What I most love about Heller is his honesty with the reader and himself. He is almost painfully self-aware of his shortcomings, missteps, and blunders throughout the book, catching himself being a jerk, a kook, an aggro surfer, and so much more as he begins his journey in California and then travels along the coast of Mexico in search of the perfect wave. His outlook on surfing is simultaneously pragmatic yet romanticized, sensational yet grounded, and I can’t help but love him for each revelation and pitfall he encounters.

He loves the ocean, this is more than clear, with the same abiding love surfers and non-surfers alike will relate to. His journey can’t help but be relatable to a reader, because at its heart his journey is an inherently human one—a journey of love and learning.

if you measure intelligence as an ability to survive millions and millions of years as a species in harmony with one’s environment…

The environmental anecdotes he weaves into his Zen-like experiences of the ocean shock the reader in parallel to his own surprised realization that the earth is being destroyed more rapidly than ever before. The degree of capitalism-driven development and degradation of the natural land he encounters and analyzes throughout his blissful moments in the sea remind us of our own role in stewardship and protection.

Heller’s rhetorical method of presenting a beautiful scene he encounters with the dark-side reality that it may be gone in less than 100 years prevents you from completely romanticizing the scene, bringing you into a push-pull tug-of-war between jumping out of bed to go surf or immediately joining a local beach clean-up (I vote for both).

plastic floating in the ocean
Heller never lets us forget about the environment

I would be a man who surfs, not a surfer.

Kook is derogatory term for beginning surfers, surfers who cut people off, surfers who are childishly silly, surfers who whoop and cheer for a 2-foot wave, surfers who are not careful and can even be dangerous in the water. We are told that to be a “kook” is bad, that it is the antithesis of what we should aspire to be as surfers. Yet, I wonder how much some of us, including myself, wouldn’t benefit from a little more kookdom, a little more child-like joy. I call myself a kook because I still whoop and laugh and get excited for small waves. I’m a kook because I define kook differently than most.
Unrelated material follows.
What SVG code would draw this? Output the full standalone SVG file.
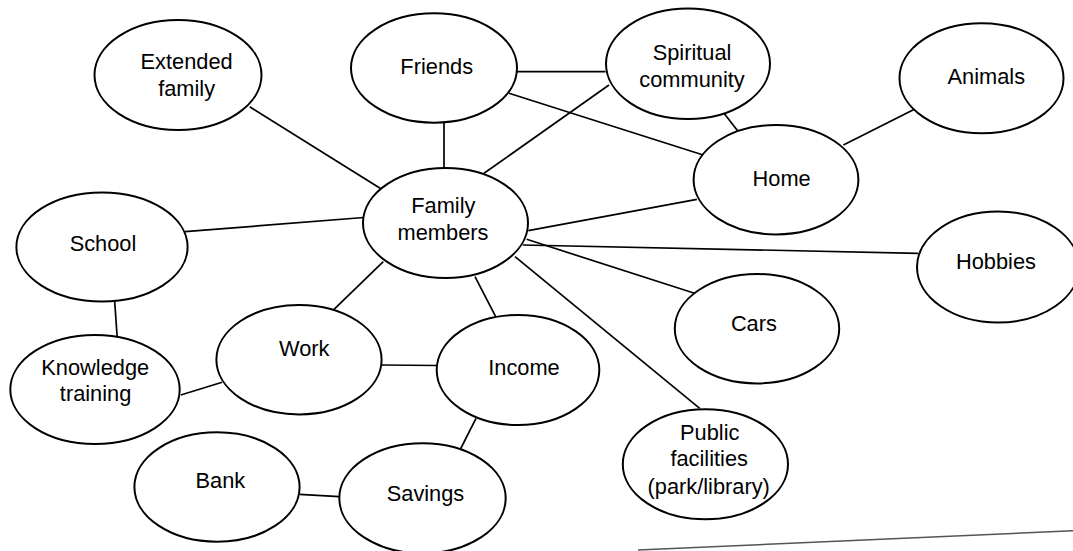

Heller taps into this alternative definition of kookdom, not as the negative stereotype of novice surfers, but the carefree willingness to laugh at oneself, and the ability to get genuinely stoked on those tiny achievements many of us take for granted. Some of my favorite moments in Heller’s book are his descriptions of his pop-ups: the moment when you go from lying down on your surfboard to standing up on the wave’s face.

The pure pride and joy he gets from simply standing up on a surfboard is courageous, poignant, and sincere in a refreshingly excited tone that provides a contrast to all the aerial-centered and high-performance based images and articles crowding my Instagram newsfeed most days. Forget about 360 airs and 60-foot faces, Heller just stood up on a 4-foot face, and he couldn’t be happier.

Deciding that surfing isn’t really about surfing has some advantages, especially if you’re forty-eight, a kook, and you chose to take up shortboarding.

This book was my reminder that surfing is about so much more than any one specific thing, a reminder I can never stop getting enough of. This book reminded me about joy, wisdom, adventurousness, and laughing at your own mistakes. This book reminded me that being a kook once in a while isn’t all that bad. I believe we could all benefit from embracing our inner kook a little more often, and reading this book is a great way to start.